Without the pictures, repeat the listing character for character.

— Start of Supplied material —

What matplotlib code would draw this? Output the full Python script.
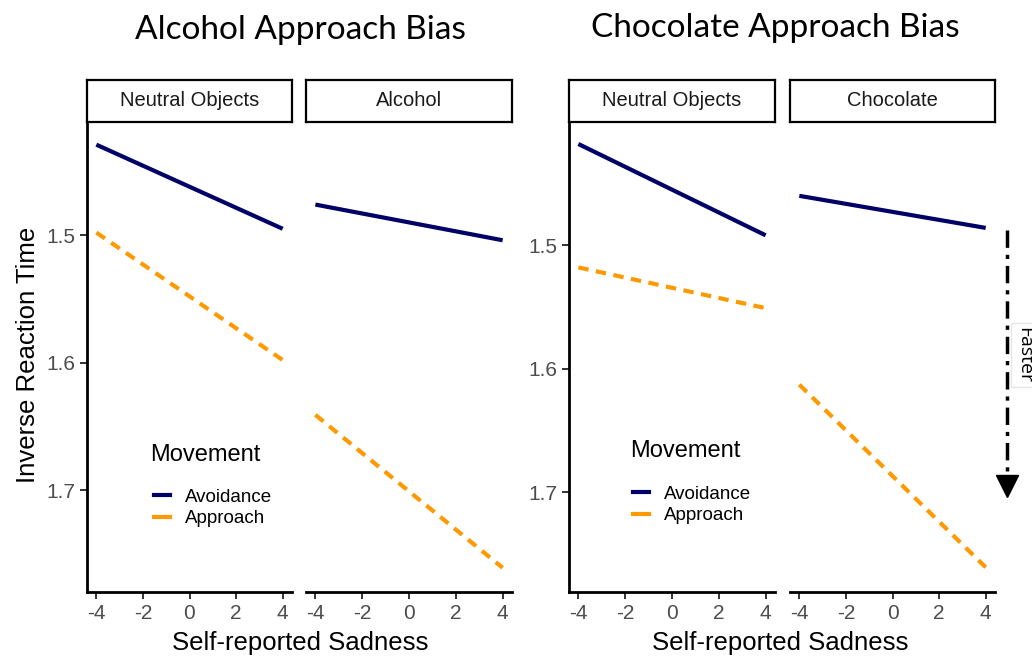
import matplotlib
matplotlib.use('Agg')
import matplotlib.pyplot as plt
from matplotlib.lines import Line2D

# Sadness range shown in every panel
sadness = [-4, 4]

# Predicted inverse RT at sadness -4 and +4, per panel
alc_neutral_avoid = [1.429, 1.495]
alc_neutral_approach = [1.498, 1.598]
alc_alcohol_avoid = [1.476, 1.504]
alc_alcohol_approach = [1.641, 1.761]

choc_neutral_avoid = [1.418, 1.492]
choc_neutral_approach = [1.518, 1.551]
choc_choc_avoid = [1.460, 1.486]
choc_choc_approach = [1.613, 1.761]

xticks = [-4, -2, 0, 2, 4]
yticks = [1.5, 1.6, 1.7]
legend_labels = ['Avoidance', 'Approach']

NAVY = '#000066'
ORANGE = '#FF9900'
TICK_GREY = '#4d4d4d'

W, H = 1032, 663
plt.rcParams['font.family'] = ['Liberation Sans', 'DejaVu Sans']

fig = plt.figure(figsize=(W / 100, H / 100), dpi=100)


def px_axes(x0, y0, x1, y1):
    return fig.add_axes([x0 / W, 1 - y1 / H, (x1 - x0) / W, (y1 - y0) / H])


def strip(x0, x1, label):
    ax = px_axes(x0, 80, x1, 122)
    ax.set_xticks([])
    ax.set_yticks([])
    for s in ax.spines.values():
        s.set_linewidth(1.6)
        s.set_color('black')
    ax.text(0.5, 0.5, label, ha='center', va='center', fontsize=14.5,
            color='#1a1a1a', transform=ax.transAxes)


def panel(x0, x1, ylim, avoid, approach, first):
    ax = px_axes(x0, 123, x1, 592)
    ax.plot(sadness, avoid, color=NAVY, lw=3, solid_capstyle='butt')
    ax.plot(sadness, approach, color=ORANGE, lw=3, dashes=(2.5, 1.8))
    ax.set_xlim(-4.4, 4.4)
    ax.set_ylim(ylim[1], ylim[0])
    ax.set_xticks(xticks)
    ax.set_xticklabels([str(t) for t in xticks])
    ax.spines['top'].set_visible(False)
    ax.spines['right'].set_visible(False)
    ax.spines['bottom'].set_linewidth(2)
    ax.spines['left'].set_linewidth(2)
    ax.tick_params(axis='both', labelsize=15, labelcolor=TICK_GREY,
                   color='#333333', width=1.4, length=5)
    if first:
        ax.set_yticks(yticks)
        ax.set_yticklabels([str(t) for t in yticks])
    else:
        ax.spines['left'].set_visible(False)
        ax.set_yticks([])
    return ax


# Alcohol group
ax1 = panel(87, 292, (1.412, 1.780), alc_neutral_avoid, alc_neutral_approach, True)
ax2 = panel(306, 512, (1.412, 1.780), alc_alcohol_avoid, alc_alcohol_approach, False)
strip(87, 292, 'Neutral Objects')
strip(306, 512, 'Alcohol')

# Chocolate group
ax3 = panel(569, 775, (1.401, 1.781), choc_neutral_avoid, choc_neutral_approach, True)
ax4 = panel(790, 995, (1.401, 1.781), choc_choc_avoid, choc_choc_approach, False)
strip(569, 775, 'Neutral Objects')
strip(790, 995, 'Chocolate')

fig.text(300 / W, 1 - 30 / H, 'Alcohol Approach Bias', ha='center', va='center',
         fontsize=24, family=['Lato', 'DejaVu Sans'])
fig.text(775 / W, 1 - 28 / H, 'Chocolate Approach Bias', ha='center', va='center',
         fontsize=24, family=['Lato', 'DejaVu Sans'])

fig.text(28 / W, 1 - 355 / H, 'Inverse Reaction Time', rotation=90,
         ha='center', va='center', fontsize=18.5)
fig.text(300 / W, 1 - 643 / H, 'Self-reported Sadness', ha='center',
         va='center', fontsize=18.5)
fig.text(780 / W, 1 - 643 / H, 'Self-reported Sadness', ha='center',
         va='center', fontsize=18.5)

# Movement legends (title placed separately for ggplot-like spacing)
handles = [Line2D([], [], color=NAVY, lw=3),
           Line2D([], [], color=ORANGE, lw=3)]
for tx, ty, lx, ly in [(150, 455, 146, 481), (630, 451, 625, 478)]:
    fig.text(tx / W, 1 - ty / H, 'Movement', ha='left', va='center', fontsize=17)
    fig.legend(handles, legend_labels, loc='upper left',
               bbox_to_anchor=(lx / W, 1 - ly / H), frameon=False,
               fontsize=13.5, handlelength=0.9, handletextpad=0.8,
               labelspacing=0.25, borderaxespad=0)

# "Faster" arrow on the right edge
fig.add_artist(Line2D([1007 / W, 1007 / W], [1 - 230 / H, 1 - 478 / H],
                      transform=fig.transFigure, color='black', lw=2.5,
                      linestyle=(0, (5, 2, 1.2, 2))))
fig.add_artist(Line2D([1007 / W], [1 - 486 / H], transform=fig.transFigure,
                      marker='v', markersize=16, color='black', lw=0))
fig.text(1024 / W, 1 - 355 / H, 'Faster', rotation=-90, ha='center',
         va='center', fontsize=14, family=['Open Sans', 'DejaVu Sans'],
         bbox=dict(facecolor='white', edgecolor='#e6e6e6', pad=3))

fig.savefig('out.png', dpi=100)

— End of Supplied material —

**Correct answer**
What matplotlib code would draw this? Output the full Python script.
import matplotlib
matplotlib.use('Agg')
import matplotlib.pyplot as plt
from matplotlib.lines import Line2D

# Sadness range shown in every panel
sadness = [-4, 4]

# Predicted inverse RT at sadness -4 and +4, per panel
alc_neutral_avoid = [1.429, 1.495]
alc_neutral_approach = [1.498, 1.598]
alc_alcohol_avoid = [1.476, 1.504]
alc_alcohol_approach = [1.641, 1.761]

choc_neutral_avoid = [1.418, 1.492]
choc_neutral_approach = [1.518, 1.551]
choc_choc_avoid = [1.460, 1.486]
choc_choc_approach = [1.613, 1.761]

xticks = [-4, -2, 0, 2, 4]
yticks = [1.5, 1.6, 1.7]
legend_labels = ['Avoidance', 'Approach']

NAVY = '#000066'
ORANGE = '#FF9900'
TICK_GREY = '#4d4d4d'

W, H = 1032, 663
plt.rcParams['font.family'] = ['Liberation Sans', 'DejaVu Sans']

fig = plt.figure(figsize=(W / 100, H / 100), dpi=100)


def px_axes(x0, y0, x1, y1):
    return fig.add_axes([x0 / W, 1 - y1 / H, (x1 - x0) / W, (y1 - y0) / H])


def strip(x0, x1, label):
    ax = px_axes(x0, 80, x1, 122)
    ax.set_xticks([])
    ax.set_yticks([])
    for s in ax.spines.values():
        s.set_linewidth(1.6)
        s.set_color('black')
    ax.text(0.5, 0.5, label, ha='center', va='center', fontsize=14.5,
            color='#1a1a1a', transform=ax.transAxes)


def panel(x0, x1, ylim, avoid, approach, first):
    ax = px_axes(x0, 123, x1, 592)
    ax.plot(sadness, avoid, color=NAVY, lw=3, solid_capstyle='butt')
    ax.plot(sadness, approach, color=ORANGE, lw=3, dashes=(2.5, 1.8))
    ax.set_xlim(-4.4, 4.4)
    ax.set_ylim(ylim[1], ylim[0])
    ax.set_xticks(xticks)
    ax.set_xticklabels([str(t) for t in xticks])
    ax.spines['top'].set_visible(False)
    ax.spines['right'].set_visible(False)
    ax.spines['bottom'].set_linewidth(2)
    ax.spines['left'].set_linewidth(2)
    ax.tick_params(axis='both', labelsize=15, labelcolor=TICK_GREY,
                   color='#333333', width=1.4, length=5)
    if first:
        ax.set_yticks(yticks)
        ax.set_yticklabels([str(t) for t in yticks])
    else:
        ax.spines['left'].set_visible(False)
        ax.set_yticks([])
    return ax


# Alcohol group
ax1 = panel(87, 292, (1.412, 1.780), alc_neutral_avoid, alc_neutral_approach, True)
ax2 = panel(306, 512, (1.412, 1.780), alc_alcohol_avoid, alc_alcohol_approach, False)
strip(87, 292, 'Neutral Objects')
strip(306, 512, 'Alcohol')

# Chocolate group
ax3 = panel(569, 775, (1.401, 1.781), choc_neutral_avoid, choc_neutral_approach, True)
ax4 = panel(790, 995, (1.401, 1.781), choc_choc_avoid, choc_choc_approach, False)
strip(569, 775, 'Neutral Objects')
strip(790, 995, 'Chocolate')

fig.text(300 / W, 1 - 30 / H, 'Alcohol Approach Bias', ha='center', va='center',
         fontsize=24, family=['Lato', 'DejaVu Sans'])
fig.text(775 / W, 1 - 28 / H, 'Chocolate Approach Bias', ha='center', va='center',
         fontsize=24, family=['Lato', 'DejaVu Sans'])

fig.text(28 / W, 1 - 355 / H, 'Inverse Reaction Time', rotation=90,
         ha='center', va='center', fontsize=18.5)
fig.text(300 / W, 1 - 643 / H, 'Self-reported Sadness', ha='center',
         va='center', fontsize=18.5)
fig.text(780 / W, 1 - 643 / H, 'Self-reported Sadness', ha='center',
         va='center', fontsize=18.5)

# Movement legends (title placed separately for ggplot-like spacing)
handles = [Line2D([], [], color=NAVY, lw=3),
           Line2D([], [], color=ORANGE, lw=3)]
for tx, ty, lx, ly in [(150, 455, 146, 481), (630, 451, 625, 478)]:
    fig.text(tx / W, 1 - ty / H, 'Movement', ha='left', va='center', fontsize=17)
    fig.legend(handles, legend_labels, loc='upper left',
               bbox_to_anchor=(lx / W, 1 - ly / H), frameon=False,
               fontsize=13.5, handlelength=0.9, handletextpad=0.8,
               labelspacing=0.25, borderaxespad=0)

# "Faster" arrow on the right edge
fig.add_artist(Line2D([1007 / W, 1007 / W], [1 - 230 / H, 1 - 478 / H],
                      transform=fig.transFigure, color='black', lw=2.5,
                      linestyle=(0, (5, 2, 1.2, 2))))
fig.add_artist(Line2D([1007 / W], [1 - 486 / H], transform=fig.transFigure,
                      marker='v', markersize=16, color='black', lw=0))
fig.text(1024 / W, 1 - 355 / H, 'Faster', rotation=-90, ha='center',
         va='center', fontsize=14, family=['Open Sans', 'DejaVu Sans'],
         bbox=dict(facecolor='white', edgecolor='#e6e6e6', pad=3))

fig.savefig('out.png', dpi=100)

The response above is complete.